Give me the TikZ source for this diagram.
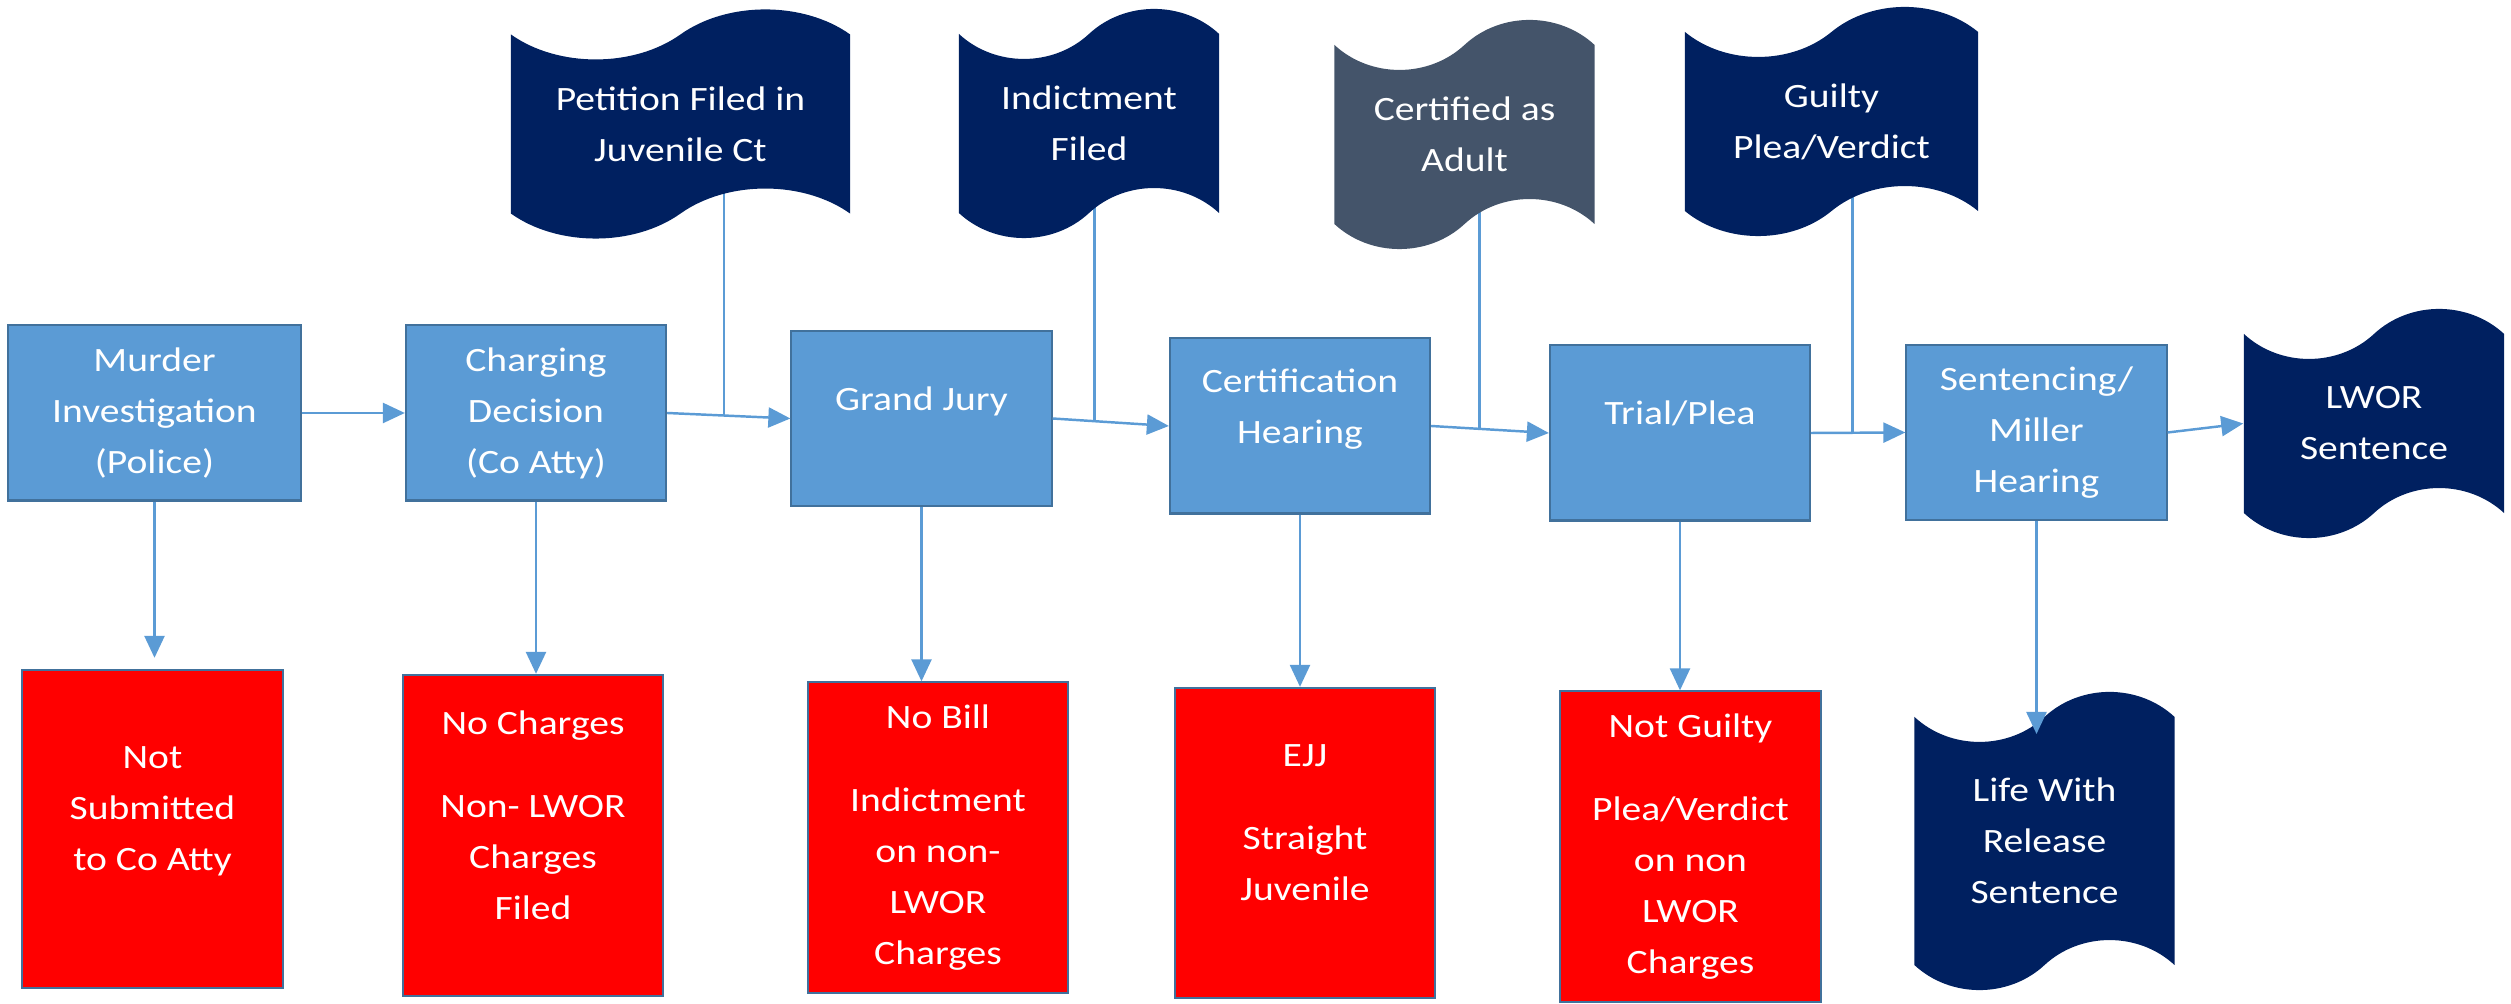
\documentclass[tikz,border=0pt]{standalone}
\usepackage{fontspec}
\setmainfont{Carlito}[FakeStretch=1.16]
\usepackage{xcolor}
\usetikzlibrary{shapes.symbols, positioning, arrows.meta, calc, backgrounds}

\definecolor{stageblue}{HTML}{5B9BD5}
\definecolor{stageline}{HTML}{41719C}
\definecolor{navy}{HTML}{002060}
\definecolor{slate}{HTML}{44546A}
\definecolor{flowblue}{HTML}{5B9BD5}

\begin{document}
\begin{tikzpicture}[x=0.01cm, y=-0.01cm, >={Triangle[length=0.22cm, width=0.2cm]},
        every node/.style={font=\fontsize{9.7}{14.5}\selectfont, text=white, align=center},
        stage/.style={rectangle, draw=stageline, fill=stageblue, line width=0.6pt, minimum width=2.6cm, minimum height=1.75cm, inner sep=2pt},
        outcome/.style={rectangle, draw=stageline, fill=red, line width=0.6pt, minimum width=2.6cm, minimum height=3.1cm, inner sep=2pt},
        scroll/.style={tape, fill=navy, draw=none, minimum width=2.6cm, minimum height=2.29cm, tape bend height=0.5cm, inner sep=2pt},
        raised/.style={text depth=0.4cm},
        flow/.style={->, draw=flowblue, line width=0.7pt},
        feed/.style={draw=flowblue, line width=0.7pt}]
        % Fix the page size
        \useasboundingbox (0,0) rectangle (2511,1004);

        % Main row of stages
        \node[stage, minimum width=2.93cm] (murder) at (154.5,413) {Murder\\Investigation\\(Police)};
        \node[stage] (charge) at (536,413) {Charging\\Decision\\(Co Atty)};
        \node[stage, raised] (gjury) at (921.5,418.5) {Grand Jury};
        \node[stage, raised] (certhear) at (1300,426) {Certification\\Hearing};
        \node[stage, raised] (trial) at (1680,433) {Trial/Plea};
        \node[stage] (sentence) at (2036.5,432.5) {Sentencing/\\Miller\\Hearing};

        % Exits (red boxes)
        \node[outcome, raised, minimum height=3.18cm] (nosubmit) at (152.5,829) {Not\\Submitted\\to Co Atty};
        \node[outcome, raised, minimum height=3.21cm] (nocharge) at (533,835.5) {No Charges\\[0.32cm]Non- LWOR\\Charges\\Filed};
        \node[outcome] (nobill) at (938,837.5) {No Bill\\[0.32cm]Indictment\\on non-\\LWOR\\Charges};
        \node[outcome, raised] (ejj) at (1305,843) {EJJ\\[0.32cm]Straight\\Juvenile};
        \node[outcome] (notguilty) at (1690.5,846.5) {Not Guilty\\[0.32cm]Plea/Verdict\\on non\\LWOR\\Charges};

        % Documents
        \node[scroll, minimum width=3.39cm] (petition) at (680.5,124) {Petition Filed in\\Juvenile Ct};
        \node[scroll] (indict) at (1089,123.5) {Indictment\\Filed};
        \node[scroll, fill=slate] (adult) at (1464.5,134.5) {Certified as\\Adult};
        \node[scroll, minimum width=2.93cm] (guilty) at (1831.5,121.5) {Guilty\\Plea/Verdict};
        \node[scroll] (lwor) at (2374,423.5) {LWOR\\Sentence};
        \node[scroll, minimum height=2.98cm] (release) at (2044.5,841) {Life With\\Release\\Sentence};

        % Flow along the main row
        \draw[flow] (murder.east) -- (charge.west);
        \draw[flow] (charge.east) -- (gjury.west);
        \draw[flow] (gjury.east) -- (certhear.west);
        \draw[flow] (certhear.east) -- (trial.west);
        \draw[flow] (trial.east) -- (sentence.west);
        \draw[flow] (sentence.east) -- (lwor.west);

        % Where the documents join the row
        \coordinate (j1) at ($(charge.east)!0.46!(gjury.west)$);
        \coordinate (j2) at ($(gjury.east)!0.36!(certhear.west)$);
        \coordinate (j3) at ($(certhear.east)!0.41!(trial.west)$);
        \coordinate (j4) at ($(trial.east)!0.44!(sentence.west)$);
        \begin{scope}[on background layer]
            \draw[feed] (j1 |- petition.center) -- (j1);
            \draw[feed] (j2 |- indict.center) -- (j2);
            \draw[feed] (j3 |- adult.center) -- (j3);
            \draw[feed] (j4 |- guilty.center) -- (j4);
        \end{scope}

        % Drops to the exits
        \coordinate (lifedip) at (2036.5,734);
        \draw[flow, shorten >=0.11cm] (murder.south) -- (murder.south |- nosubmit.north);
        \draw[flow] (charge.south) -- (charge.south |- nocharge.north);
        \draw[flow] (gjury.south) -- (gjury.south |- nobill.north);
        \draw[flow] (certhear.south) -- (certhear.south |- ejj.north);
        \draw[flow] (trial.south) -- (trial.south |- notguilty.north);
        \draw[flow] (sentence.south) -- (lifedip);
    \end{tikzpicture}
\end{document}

·····

[What to produce] The data above needs to be retyped exactly, with the images left out.

[Exercise answer]
Give me the TikZ source for this diagram.
\documentclass[tikz,border=0pt]{standalone}
\usepackage{fontspec}
\setmainfont{Carlito}[FakeStretch=1.16]
\usepackage{xcolor}
\usetikzlibrary{shapes.symbols, positioning, arrows.meta, calc, backgrounds}

\definecolor{stageblue}{HTML}{5B9BD5}
\definecolor{stageline}{HTML}{41719C}
\definecolor{navy}{HTML}{002060}
\definecolor{slate}{HTML}{44546A}
\definecolor{flowblue}{HTML}{5B9BD5}

\begin{document}
\begin{tikzpicture}[x=0.01cm, y=-0.01cm, >={Triangle[length=0.22cm, width=0.2cm]},
        every node/.style={font=\fontsize{9.7}{14.5}\selectfont, text=white, align=center},
        stage/.style={rectangle, draw=stageline, fill=stageblue, line width=0.6pt, minimum width=2.6cm, minimum height=1.75cm, inner sep=2pt},
        outcome/.style={rectangle, draw=stageline, fill=red, line width=0.6pt, minimum width=2.6cm, minimum height=3.1cm, inner sep=2pt},
        scroll/.style={tape, fill=navy, draw=none, minimum width=2.6cm, minimum height=2.29cm, tape bend height=0.5cm, inner sep=2pt},
        raised/.style={text depth=0.4cm},
        flow/.style={->, draw=flowblue, line width=0.7pt},
        feed/.style={draw=flowblue, line width=0.7pt}]
        % Fix the page size
        \useasboundingbox (0,0) rectangle (2511,1004);

        % Main row of stages
        \node[stage, minimum width=2.93cm] (murder) at (154.5,413) {Murder\\Investigation\\(Police)};
        \node[stage] (charge) at (536,413) {Charging\\Decision\\(Co Atty)};
        \node[stage, raised] (gjury) at (921.5,418.5) {Grand Jury};
        \node[stage, raised] (certhear) at (1300,426) {Certification\\Hearing};
        \node[stage, raised] (trial) at (1680,433) {Trial/Plea};
        \node[stage] (sentence) at (2036.5,432.5) {Sentencing/\\Miller\\Hearing};

        % Exits (red boxes)
        \node[outcome, raised, minimum height=3.18cm] (nosubmit) at (152.5,829) {Not\\Submitted\\to Co Atty};
        \node[outcome, raised, minimum height=3.21cm] (nocharge) at (533,835.5) {No Charges\\[0.32cm]Non- LWOR\\Charges\\Filed};
        \node[outcome] (nobill) at (938,837.5) {No Bill\\[0.32cm]Indictment\\on non-\\LWOR\\Charges};
        \node[outcome, raised] (ejj) at (1305,843) {EJJ\\[0.32cm]Straight\\Juvenile};
        \node[outcome] (notguilty) at (1690.5,846.5) {Not Guilty\\[0.32cm]Plea/Verdict\\on non\\LWOR\\Charges};

        % Documents
        \node[scroll, minimum width=3.39cm] (petition) at (680.5,124) {Petition Filed in\\Juvenile Ct};
        \node[scroll] (indict) at (1089,123.5) {Indictment\\Filed};
        \node[scroll, fill=slate] (adult) at (1464.5,134.5) {Certified as\\Adult};
        \node[scroll, minimum width=2.93cm] (guilty) at (1831.5,121.5) {Guilty\\Plea/Verdict};
        \node[scroll] (lwor) at (2374,423.5) {LWOR\\Sentence};
        \node[scroll, minimum height=2.98cm] (release) at (2044.5,841) {Life With\\Release\\Sentence};

        % Flow along the main row
        \draw[flow] (murder.east) -- (charge.west);
        \draw[flow] (charge.east) -- (gjury.west);
        \draw[flow] (gjury.east) -- (certhear.west);
        \draw[flow] (certhear.east) -- (trial.west);
        \draw[flow] (trial.east) -- (sentence.west);
        \draw[flow] (sentence.east) -- (lwor.west);

        % Where the documents join the row
        \coordinate (j1) at ($(charge.east)!0.46!(gjury.west)$);
        \coordinate (j2) at ($(gjury.east)!0.36!(certhear.west)$);
        \coordinate (j3) at ($(certhear.east)!0.41!(trial.west)$);
        \coordinate (j4) at ($(trial.east)!0.44!(sentence.west)$);
        \begin{scope}[on background layer]
            \draw[feed] (j1 |- petition.center) -- (j1);
            \draw[feed] (j2 |- indict.center) -- (j2);
            \draw[feed] (j3 |- adult.center) -- (j3);
            \draw[feed] (j4 |- guilty.center) -- (j4);
        \end{scope}

        % Drops to the exits
        \coordinate (lifedip) at (2036.5,734);
        \draw[flow, shorten >=0.11cm] (murder.south) -- (murder.south |- nosubmit.north);
        \draw[flow] (charge.south) -- (charge.south |- nocharge.north);
        \draw[flow] (gjury.south) -- (gjury.south |- nobill.north);
        \draw[flow] (certhear.south) -- (certhear.south |- ejj.north);
        \draw[flow] (trial.south) -- (trial.south |- notguilty.north);
        \draw[flow] (sentence.south) -- (lifedip);
    \end{tikzpicture}
\end{document}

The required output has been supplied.